To mitigate the high cost and uneven availability of high-quality clay in Limestone Calcined Clay Cement (LC3), this study investigates an LC3 formulation incorporating calcined bauxite tailings (LC3-BT), which contain 30.6% kaolinite, and systematically compares its mechanical properties, hydration behavior, and microstructural evolution with Ordinary Portland Cement (OPC) and LC3 made with metakaolin (LC3-MK). LC3-BT exhibits 15.7%–34.3% lower 28-day compressive strength than LC3-MK, primarily due to the limited pozzolanic reactivity of BT, which restricts C-(A)-S-H gel formation. Nonetheless, BT enhances clinker hydration, reflecting a dual functional effect. Microstructural analysis reveals the presence of a particle-rim transition zone (PRTZ) around unhydrated particles, which may influence structural integrity.
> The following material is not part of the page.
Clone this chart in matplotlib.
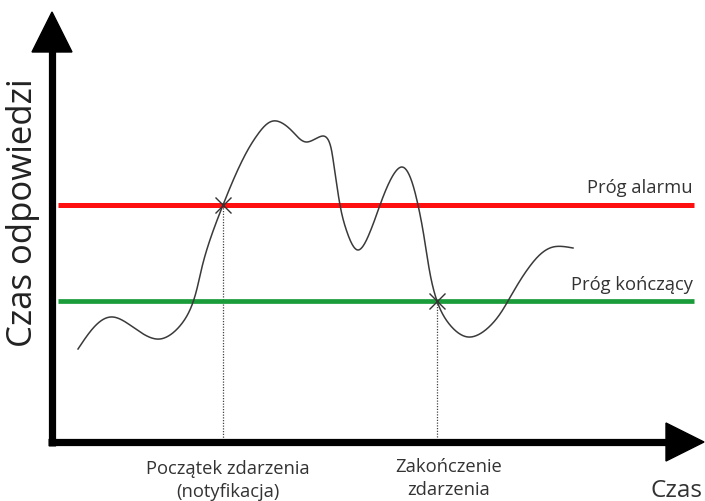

Contrary to conventional assumptions, inert particles, due to a less pronounced PRTZ, may not benefit from dense packing and could potentially affect performance. In contrast, reactive particles may help densify the matrix through hydration. These findings provide critical guidance for optimizing the performance of LC3 systems incorporating industrial residues and offer additional insights into the behavior of low-grade clay-based solid wastes in such systems.